Does anyone else try to predict what they will be? It drives me crazy from the time I get the blood drawn to the time I see the doctor, trying to figure out what might be up.

This time around: I wonder if I have gone a bit hyper. Current med: 75 of Synthroid. Or, maybe a bit of peri-menopause (I'm 45.5) thrown in for ha has?

Symptoms:

Skipped (or late) period
Swollen breasts
Larger appetite - especially for carbs
No more constipation
Actually broke a sweat yesterday
Bloated
Cranky and very PMS-y

I had been ripping along, losing weight, feeling good (except for constipation, and a couple of late periods), appetite in check. Then, I went on vacation, and ate like a monster. Since then, I've had all of the symptoms listed above.

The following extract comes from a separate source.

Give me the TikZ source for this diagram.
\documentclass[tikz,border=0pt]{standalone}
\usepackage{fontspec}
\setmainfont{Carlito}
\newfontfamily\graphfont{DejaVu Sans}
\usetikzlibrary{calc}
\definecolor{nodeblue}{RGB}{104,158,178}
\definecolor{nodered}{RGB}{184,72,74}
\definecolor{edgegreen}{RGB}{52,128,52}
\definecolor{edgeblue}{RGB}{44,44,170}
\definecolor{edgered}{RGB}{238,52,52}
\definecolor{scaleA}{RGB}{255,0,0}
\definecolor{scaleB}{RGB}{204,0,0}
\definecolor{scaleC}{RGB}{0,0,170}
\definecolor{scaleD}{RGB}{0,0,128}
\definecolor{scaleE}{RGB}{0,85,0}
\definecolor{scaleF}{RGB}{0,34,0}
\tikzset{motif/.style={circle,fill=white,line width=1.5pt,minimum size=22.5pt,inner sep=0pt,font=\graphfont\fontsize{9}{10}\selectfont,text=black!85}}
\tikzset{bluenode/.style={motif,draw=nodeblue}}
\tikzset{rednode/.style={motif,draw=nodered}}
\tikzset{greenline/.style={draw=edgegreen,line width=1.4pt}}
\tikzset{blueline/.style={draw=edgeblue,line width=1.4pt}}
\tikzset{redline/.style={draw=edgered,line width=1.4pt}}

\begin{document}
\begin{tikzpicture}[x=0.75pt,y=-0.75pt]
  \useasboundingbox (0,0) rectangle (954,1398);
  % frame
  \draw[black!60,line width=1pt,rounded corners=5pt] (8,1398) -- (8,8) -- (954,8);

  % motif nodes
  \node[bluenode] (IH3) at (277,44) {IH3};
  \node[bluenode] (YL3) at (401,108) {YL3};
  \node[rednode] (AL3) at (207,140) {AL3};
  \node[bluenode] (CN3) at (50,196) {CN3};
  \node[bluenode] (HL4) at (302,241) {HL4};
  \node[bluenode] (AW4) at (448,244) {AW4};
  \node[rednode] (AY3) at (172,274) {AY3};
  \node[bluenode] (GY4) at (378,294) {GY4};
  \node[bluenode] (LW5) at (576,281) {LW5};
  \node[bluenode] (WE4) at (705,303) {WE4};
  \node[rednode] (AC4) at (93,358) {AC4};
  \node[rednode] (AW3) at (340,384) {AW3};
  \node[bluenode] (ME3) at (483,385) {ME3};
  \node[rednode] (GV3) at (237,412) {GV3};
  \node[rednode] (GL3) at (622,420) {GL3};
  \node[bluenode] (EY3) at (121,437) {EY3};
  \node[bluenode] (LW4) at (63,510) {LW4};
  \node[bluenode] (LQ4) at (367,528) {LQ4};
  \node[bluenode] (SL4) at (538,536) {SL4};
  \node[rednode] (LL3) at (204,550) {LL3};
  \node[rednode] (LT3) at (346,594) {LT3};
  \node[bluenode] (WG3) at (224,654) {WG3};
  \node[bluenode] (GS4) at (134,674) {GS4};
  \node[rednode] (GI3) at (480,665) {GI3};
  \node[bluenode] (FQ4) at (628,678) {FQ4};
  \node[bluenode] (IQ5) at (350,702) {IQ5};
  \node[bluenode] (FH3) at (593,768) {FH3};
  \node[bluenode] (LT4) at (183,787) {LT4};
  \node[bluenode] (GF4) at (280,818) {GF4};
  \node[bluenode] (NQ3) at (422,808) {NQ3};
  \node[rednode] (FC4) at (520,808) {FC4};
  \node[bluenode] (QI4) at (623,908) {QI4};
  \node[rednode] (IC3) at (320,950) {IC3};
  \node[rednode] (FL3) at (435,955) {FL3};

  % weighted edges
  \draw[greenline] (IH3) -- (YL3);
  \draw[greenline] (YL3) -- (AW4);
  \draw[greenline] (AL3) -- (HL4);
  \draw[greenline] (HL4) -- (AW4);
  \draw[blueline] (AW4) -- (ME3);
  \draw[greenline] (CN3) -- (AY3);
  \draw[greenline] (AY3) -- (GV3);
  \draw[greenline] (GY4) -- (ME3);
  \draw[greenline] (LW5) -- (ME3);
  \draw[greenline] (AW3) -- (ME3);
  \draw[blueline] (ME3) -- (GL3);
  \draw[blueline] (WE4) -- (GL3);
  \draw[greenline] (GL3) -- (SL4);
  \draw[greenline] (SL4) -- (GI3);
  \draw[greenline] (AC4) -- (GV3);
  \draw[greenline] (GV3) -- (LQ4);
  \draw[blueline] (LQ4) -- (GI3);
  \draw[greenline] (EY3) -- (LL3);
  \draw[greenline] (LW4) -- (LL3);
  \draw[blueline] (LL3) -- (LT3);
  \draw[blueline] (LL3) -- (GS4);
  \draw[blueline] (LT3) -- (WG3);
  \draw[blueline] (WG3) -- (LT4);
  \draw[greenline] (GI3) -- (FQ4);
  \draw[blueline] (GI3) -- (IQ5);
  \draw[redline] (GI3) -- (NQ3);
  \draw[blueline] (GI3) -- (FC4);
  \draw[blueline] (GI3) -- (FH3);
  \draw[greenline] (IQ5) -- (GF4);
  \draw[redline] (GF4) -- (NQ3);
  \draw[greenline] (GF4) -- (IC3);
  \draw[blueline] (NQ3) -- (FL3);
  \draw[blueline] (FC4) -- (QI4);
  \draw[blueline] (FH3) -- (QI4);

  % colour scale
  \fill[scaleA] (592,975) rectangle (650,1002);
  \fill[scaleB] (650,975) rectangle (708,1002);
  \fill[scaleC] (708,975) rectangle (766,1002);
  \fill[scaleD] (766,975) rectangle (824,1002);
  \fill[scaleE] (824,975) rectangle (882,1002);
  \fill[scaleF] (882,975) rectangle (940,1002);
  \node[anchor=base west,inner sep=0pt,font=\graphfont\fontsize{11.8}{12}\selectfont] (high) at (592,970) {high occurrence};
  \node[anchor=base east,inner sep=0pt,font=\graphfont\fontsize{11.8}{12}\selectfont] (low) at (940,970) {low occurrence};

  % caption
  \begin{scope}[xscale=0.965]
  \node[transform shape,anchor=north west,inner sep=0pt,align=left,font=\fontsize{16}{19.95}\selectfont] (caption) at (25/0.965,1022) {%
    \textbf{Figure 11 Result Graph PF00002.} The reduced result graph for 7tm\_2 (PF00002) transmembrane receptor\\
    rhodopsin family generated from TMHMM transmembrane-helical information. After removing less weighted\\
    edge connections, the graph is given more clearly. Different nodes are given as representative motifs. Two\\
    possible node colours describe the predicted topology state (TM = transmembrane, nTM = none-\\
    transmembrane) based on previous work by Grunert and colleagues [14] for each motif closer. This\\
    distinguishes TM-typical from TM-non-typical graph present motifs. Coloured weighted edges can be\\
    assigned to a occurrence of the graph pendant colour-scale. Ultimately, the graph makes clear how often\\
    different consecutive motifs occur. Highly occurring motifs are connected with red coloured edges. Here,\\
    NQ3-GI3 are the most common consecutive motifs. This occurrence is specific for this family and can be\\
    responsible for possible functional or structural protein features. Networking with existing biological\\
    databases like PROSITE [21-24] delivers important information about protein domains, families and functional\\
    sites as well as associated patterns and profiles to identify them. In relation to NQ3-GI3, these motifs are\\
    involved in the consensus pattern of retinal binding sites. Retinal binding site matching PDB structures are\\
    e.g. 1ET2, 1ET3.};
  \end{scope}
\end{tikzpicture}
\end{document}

Any thoughts on these symptoms? I'm making myself crazy thinking about what they might be. Definitely not pregnant.


----------



## Lovlkn (Dec 20, 2009)

HeidiBR said:


> Does anyone else try to predict what they will be? It drives me crazy from the time I get the blood drawn to the time I see the doctor, trying to figure out what might be up.
> 
> This time around: I wonder if I have gone a bit hyper. Current med: 75 of Synthroid. Or, maybe a bit of peri-menopause (I'm 45.5) thrown in for ha has?
> 
> ...


Sounds more hypo in symptoms to me.


----------



## CA-Lynn (Apr 29, 2010)

Why don't you simply have your doctor write "cc to pt" on the lab order and this way you can get the results a day or so later?


----------



## HeidiBR (Apr 4, 2010)

That's a great idea - I didn't know I could do that.


----------



## Andros (Aug 26, 2009)

HeidiBR said:


> Does anyone else try to predict what they will be? It drives me crazy from the time I get the blood drawn to the time I see the doctor, trying to figure out what might be up.
> 
> This time around: I wonder if I have gone a bit hyper. Current med: 75 of Synthroid. Or, maybe a bit of peri-menopause (I'm 45.5) thrown in for ha has?
> 
> ...


{{{{Heidi}}}} I really think the vacation disrupted your system big-time.

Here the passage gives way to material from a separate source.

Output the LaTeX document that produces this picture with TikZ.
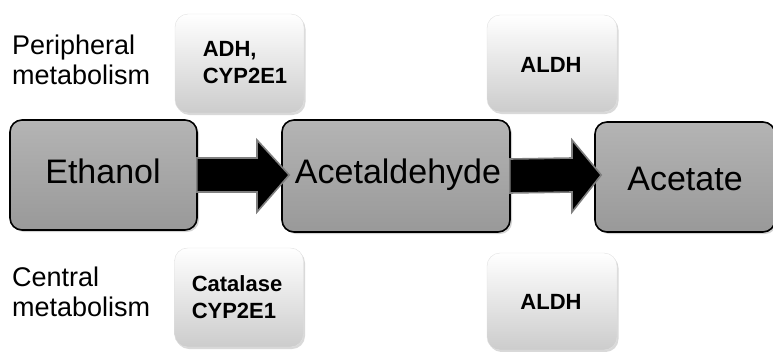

Will be most anxious to see your labs and results when they come in and what the doc has to say and/or offer re the edema or bloat whichever the case may be.


----------



## HeidiBR (Apr 4, 2010)

Yes, the vacation really messed me up. I was GREAT until the vacation. I don't know if it was the sun, the food or what. I'll let you all know what the doctor says. I'd like some answers - we're going away again in September and I don't want to repeat this again.


----------